Formation of Calcium Phosphate-Ellagic Acid Composites by Layer by Layer Assembly for Cellular Attachment to Osteoblasts
|Periodical||Journal of Biomimetics, Biomaterials, and Tissue Engineering (Volume 13)|
|Main Theme||Journal of Biomimetics, Biomaterials & Tissue Engineering Vol.13|
|Citation||Stacey N. Barnaby et al., 2012, Journal of Biomimetics, Biomaterials, and Tissue Engineering, 13, 1|
|Online since||July, 2012|
|Authors||Stacey N. Barnaby, Karl R. Fath, Nako Nakatsuka, Nazmul H. Sarker, Ipsita A. Banerjee|
|Keywords||Ellagic Acid, Layer-by-Layer Assembly, Microfibers, Osteoblast|
The quest for new biomaterials to serve as cell scaffolds for applications in tissue engineering is of prime importance.
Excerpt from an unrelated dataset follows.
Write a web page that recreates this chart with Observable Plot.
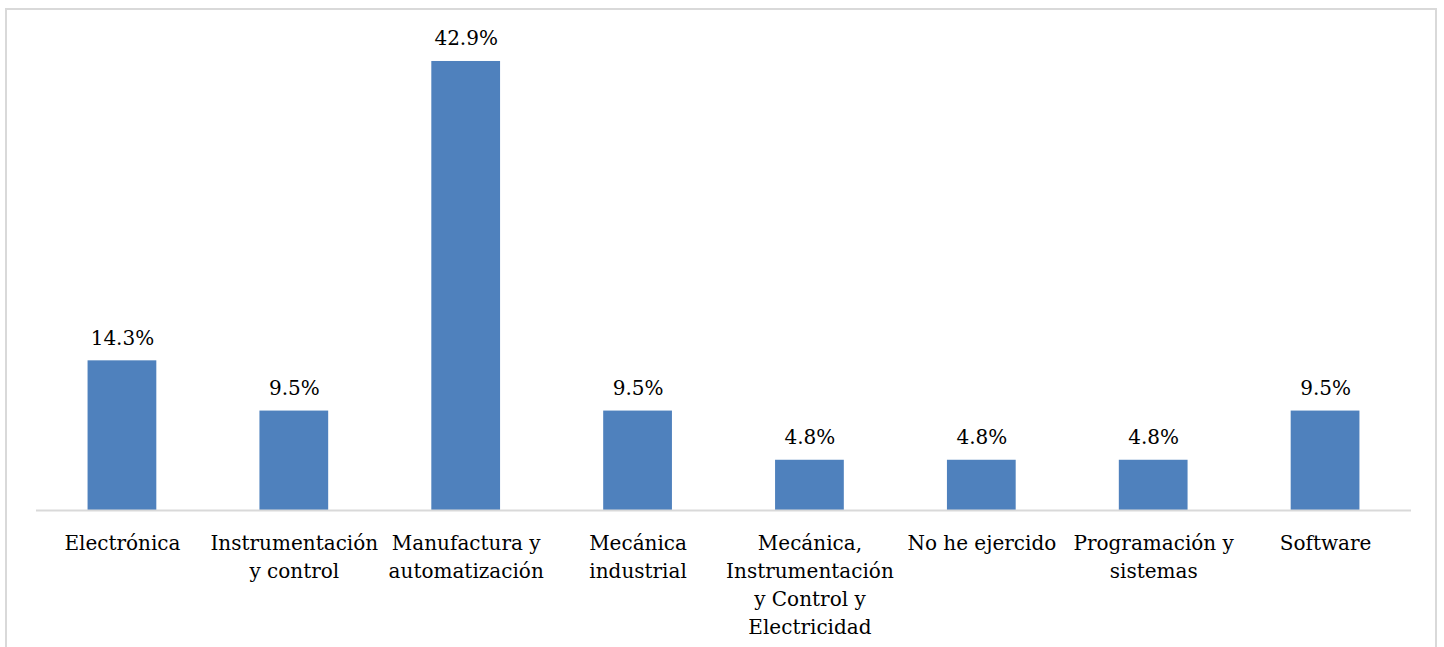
<!DOCTYPE html>
<html>
<head>
<meta charset="utf-8">
<script src="https://cdn.jsdelivr.net/npm/d3@7"></script>
<script src="https://cdn.jsdelivr.net/npm/@observablehq/plot@0.6"></script>
<style>
  html, body { margin: 0; padding: 0; background: #fff; }
  #wrap { position: relative; width: 1444px; height: 647px; overflow: hidden; }
  #border { position: absolute; left: 5px; top: 8px; width: 1432px; height: 700px; border: 2px solid #d9d9d9; box-sizing: border-box; }
  #chart { position: absolute; left: 0; top: 0; }
</style>
</head>
<body>
<div id="wrap">
  <div id="border"></div>
  <div id="chart"></div>
</div>
<script>
const categories = [
  "Electrónica",
  "Instrumentación\ny control",
  "Manufactura y\nautomatización",
  "Mecánica\nindustrial",
  "Mecánica,\nInstrumentación\ny Control y\nElectricidad",
  "No he ejercido",
  "Programación y\nsistemas",
  "Software"
];
const values = [14.3, 9.5, 42.9, 9.5, 4.8, 4.8, 4.8, 9.5];
const valueLabels = ["14.3%", "9.5%", "42.9%", "9.5%", "4.8%", "4.8%", "4.8%", "9.5%"];

const data = categories.map((c, i) => ({category: c, value: values[i], label: valueLabels[i]}));

const font = "'DejaVu Serif', serif";

const chart = Plot.plot({
  width: 1444,
  height: 647,
  marginLeft: 36,
  marginRight: 33,
  marginTop: 39,
  marginBottom: 137,
  style: {fontFamily: font, fontSize: "20px", color: "#000", background: "transparent"},
  x: {domain: categories, paddingInner: 0.6, paddingOuter: 0.3, round: false, label: null},
  y: {domain: [0, 45], axis: null},
  marks: [
    Plot.barY(data, {x: "category", y: "value", fill: "#4F81BD"}),
    Plot.ruleY([0], {stroke: "#d9d9d9", strokeWidth: 2}),
    Plot.text(data, {x: "category", y: "value", text: "label", lineAnchor: "bottom", dy: -16, fill: "#000", fontSize: 20}),
    Plot.axisX({tickSize: 0, tickPadding: 20, lineHeight: 1.4, fontSize: 20, fill: "#000", label: null})
  ]
});
document.getElementById("chart").appendChild(chart);
</script>
</body>
</html>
In this work, we investigated microfiber assemblies of Ellagic Acid (EA), a plant polyphenol to serve as scaffolds for attachment and proliferation of osteoblasts. The advantage of Ellagic Acid self-assembling system is its intrinsic ability to order into multiple layers due to its capability to form liquid crystalline assemblies. We prepared ellagic acid-microfiber composites by the layer-by-layer (LBL) assembly method, where collagen (COL), poly-Arginine (poly-R), and calcium phosphate nanocrystals were coated on the surface of ellagic acid microfibers. The attachment of the various layers was confirmed by various spectroscopic and microscopic methods. The samples were found to be porous with an average pore size of 600 nm. The formed microconjugates were biodegradable and supported the growth of human fetal osteoblast (hFOB) cells in vitro. Our findings suggest that this system not only promotes initial cell adhesion but also can be utilized to deliver the vital biological molecule ellagic acid to cells at the scaffold interface and displays a new strategy for the design of biomaterials.